Hey peeps,

We have started a whole new month!

Springtime is approaching, and flowers again will be in bloom.

Springtime is also time for renaissance, rejuvenation and meditating about the future.

This time we will talk about something ancient, some of you who were born later than 1990 or so could remember – a time where humans, not machines, curated the internet.

DMOZ was an open directory project run by volunteers that was made to list all relevant websites on the internet.

It was so relevant back in the day, that Google used it as a ranking factor.

DMOZ’s history starts in 1998, the day of its inception. It was a volunteer’s answer to Yahoo listing directory, that grew too powerful and intricate for websites to actually be listed on.

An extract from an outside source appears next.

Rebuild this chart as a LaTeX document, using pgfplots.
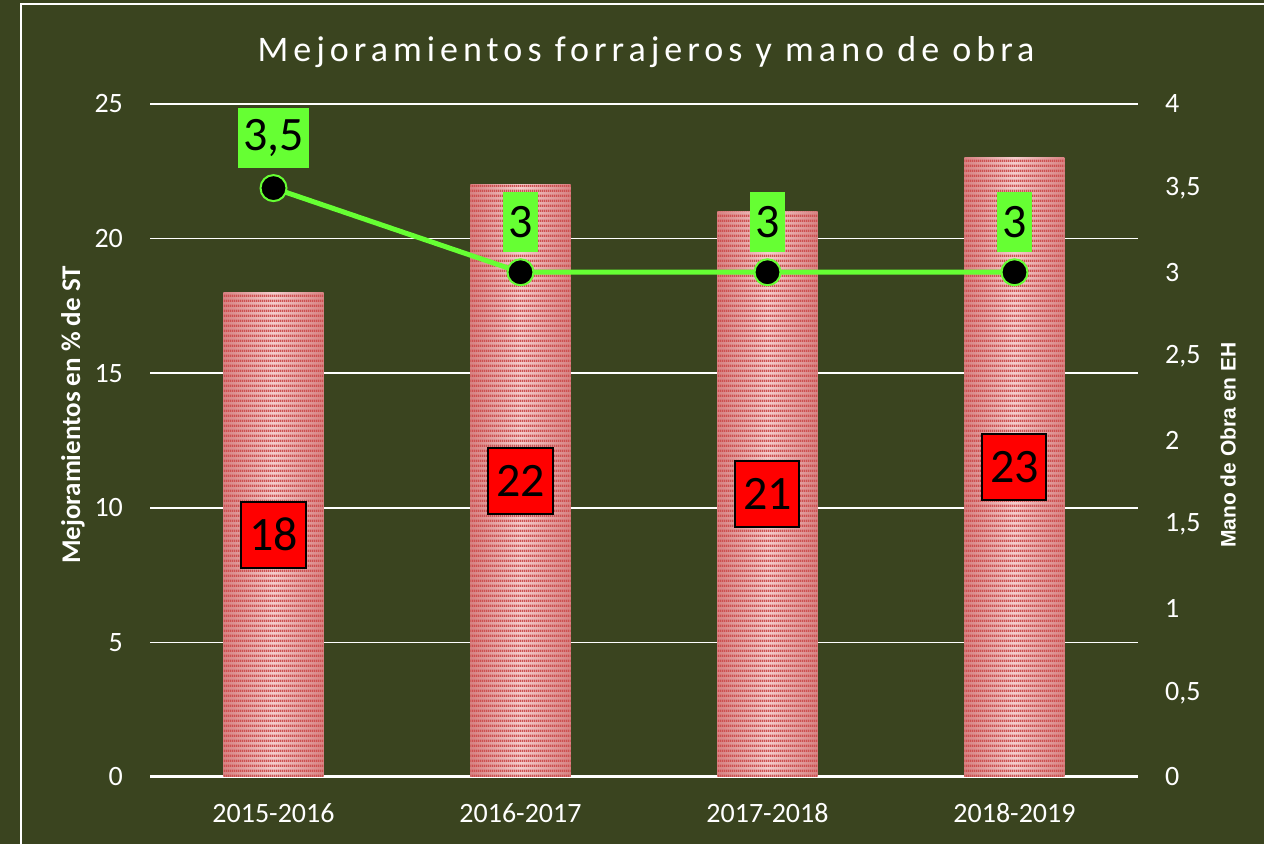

DMOZ was acquired by Netscape, which was in turn acquired by AOL, and eventually fell out of grace when Google started crawling the web automatically and made the process of being listed on DMOZ obsolete and insignificant as a ranking factor.

Yahoo, ever the last one to hear, also shifted to a machine powered search directory, which made its own directory more powerful but eventually lost to Google who has rendered their engine irrelevant, which made them close its doors in 2014.

There was a time people where Yahoo was the strongest index of the web, where everyone wanted to be listed on its directory – this time is no more.

Why now?

Well, let’s think about DMOZ and its impact on SEO:

It was human operated

Google introduced NOODP meta tag because of it – which gave more control over snippets for marketers and webmasters to request to not be described using open directory descriptions, which today no longer is relevant.

We are only left to reflect on the past here at ZEFO.